INSTRUCTIONS TO FOLLOW: Reproduce the listing exactly, with no pictures in your copy.

SUPPLIED MATERIAL:
|---|

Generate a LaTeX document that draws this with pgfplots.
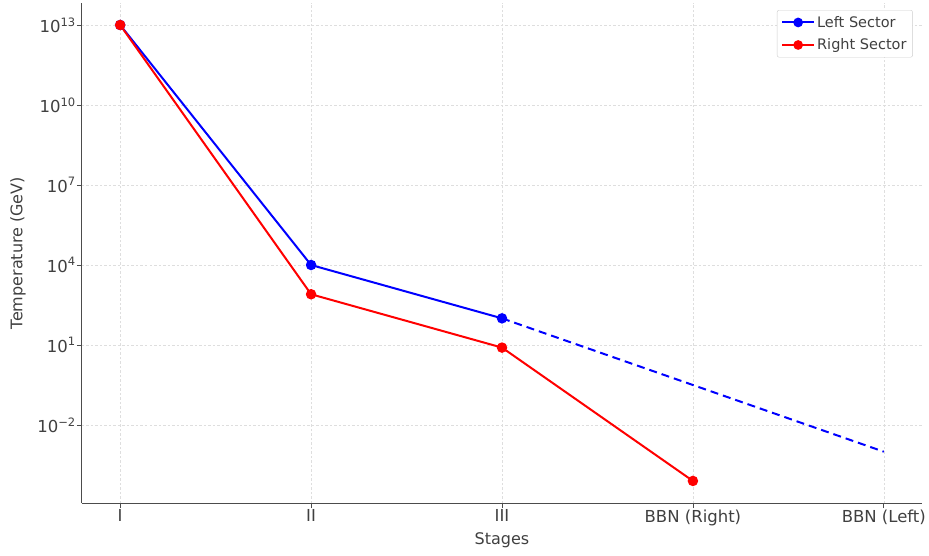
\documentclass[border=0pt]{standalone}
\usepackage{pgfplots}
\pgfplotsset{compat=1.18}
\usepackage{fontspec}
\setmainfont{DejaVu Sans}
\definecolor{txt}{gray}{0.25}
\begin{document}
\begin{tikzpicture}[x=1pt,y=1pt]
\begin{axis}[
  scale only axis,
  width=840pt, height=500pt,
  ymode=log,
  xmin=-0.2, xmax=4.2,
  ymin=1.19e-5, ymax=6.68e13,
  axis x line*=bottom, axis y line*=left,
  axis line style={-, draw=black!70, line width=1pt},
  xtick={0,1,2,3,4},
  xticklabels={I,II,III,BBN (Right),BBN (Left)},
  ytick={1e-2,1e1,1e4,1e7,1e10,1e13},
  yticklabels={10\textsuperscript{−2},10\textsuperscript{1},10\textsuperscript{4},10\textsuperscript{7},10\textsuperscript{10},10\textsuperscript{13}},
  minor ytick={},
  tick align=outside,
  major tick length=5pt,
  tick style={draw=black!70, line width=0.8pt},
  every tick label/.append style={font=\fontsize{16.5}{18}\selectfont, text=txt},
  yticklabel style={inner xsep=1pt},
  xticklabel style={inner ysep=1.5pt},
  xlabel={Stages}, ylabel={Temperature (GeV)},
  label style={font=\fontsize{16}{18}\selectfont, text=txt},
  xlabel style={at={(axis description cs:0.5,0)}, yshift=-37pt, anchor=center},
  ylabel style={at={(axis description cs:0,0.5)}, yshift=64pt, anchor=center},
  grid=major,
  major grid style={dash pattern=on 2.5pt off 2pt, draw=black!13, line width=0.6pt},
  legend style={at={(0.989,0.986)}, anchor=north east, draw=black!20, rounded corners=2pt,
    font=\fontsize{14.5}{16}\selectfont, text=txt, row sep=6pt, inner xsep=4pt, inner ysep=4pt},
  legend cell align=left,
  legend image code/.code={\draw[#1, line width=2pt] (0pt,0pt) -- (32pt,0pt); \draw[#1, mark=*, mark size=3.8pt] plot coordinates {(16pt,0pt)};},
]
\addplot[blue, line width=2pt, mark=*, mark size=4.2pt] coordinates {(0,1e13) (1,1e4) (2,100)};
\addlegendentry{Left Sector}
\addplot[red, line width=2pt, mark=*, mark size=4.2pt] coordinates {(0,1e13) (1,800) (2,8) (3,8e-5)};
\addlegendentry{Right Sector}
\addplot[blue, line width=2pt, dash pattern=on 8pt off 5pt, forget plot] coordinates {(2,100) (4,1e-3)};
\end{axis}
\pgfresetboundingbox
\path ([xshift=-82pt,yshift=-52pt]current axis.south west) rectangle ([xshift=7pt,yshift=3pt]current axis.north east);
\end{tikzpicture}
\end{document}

|---|

TASK OUTPUT:
Generate a LaTeX document that draws this with pgfplots.
\documentclass[border=0pt]{standalone}
\usepackage{pgfplots}
\pgfplotsset{compat=1.18}
\usepackage{fontspec}
\setmainfont{DejaVu Sans}
\definecolor{txt}{gray}{0.25}
\begin{document}
\begin{tikzpicture}[x=1pt,y=1pt]
\begin{axis}[
  scale only axis,
  width=840pt, height=500pt,
  ymode=log,
  xmin=-0.2, xmax=4.2,
  ymin=1.19e-5, ymax=6.68e13,
  axis x line*=bottom, axis y line*=left,
  axis line style={-, draw=black!70, line width=1pt},
  xtick={0,1,2,3,4},
  xticklabels={I,II,III,BBN (Right),BBN (Left)},
  ytick={1e-2,1e1,1e4,1e7,1e10,1e13},
  yticklabels={10\textsuperscript{−2},10\textsuperscript{1},10\textsuperscript{4},10\textsuperscript{7},10\textsuperscript{10},10\textsuperscript{13}},
  minor ytick={},
  tick align=outside,
  major tick length=5pt,
  tick style={draw=black!70, line width=0.8pt},
  every tick label/.append style={font=\fontsize{16.5}{18}\selectfont, text=txt},
  yticklabel style={inner xsep=1pt},
  xticklabel style={inner ysep=1.5pt},
  xlabel={Stages}, ylabel={Temperature (GeV)},
  label style={font=\fontsize{16}{18}\selectfont, text=txt},
  xlabel style={at={(axis description cs:0.5,0)}, yshift=-37pt, anchor=center},
  ylabel style={at={(axis description cs:0,0.5)}, yshift=64pt, anchor=center},
  grid=major,
  major grid style={dash pattern=on 2.5pt off 2pt, draw=black!13, line width=0.6pt},
  legend style={at={(0.989,0.986)}, anchor=north east, draw=black!20, rounded corners=2pt,
    font=\fontsize{14.5}{16}\selectfont, text=txt, row sep=6pt, inner xsep=4pt, inner ysep=4pt},
  legend cell align=left,
  legend image code/.code={\draw[#1, line width=2pt] (0pt,0pt) -- (32pt,0pt); \draw[#1, mark=*, mark size=3.8pt] plot coordinates {(16pt,0pt)};},
]
\addplot[blue, line width=2pt, mark=*, mark size=4.2pt] coordinates {(0,1e13) (1,1e4) (2,100)};
\addlegendentry{Left Sector}
\addplot[red, line width=2pt, mark=*, mark size=4.2pt] coordinates {(0,1e13) (1,800) (2,8) (3,8e-5)};
\addlegendentry{Right Sector}
\addplot[blue, line width=2pt, dash pattern=on 8pt off 5pt, forget plot] coordinates {(2,100) (4,1e-3)};
\end{axis}
\pgfresetboundingbox
\path ([xshift=-82pt,yshift=-52pt]current axis.south west) rectangle ([xshift=7pt,yshift=3pt]current axis.north east);
\end{tikzpicture}
\end{document}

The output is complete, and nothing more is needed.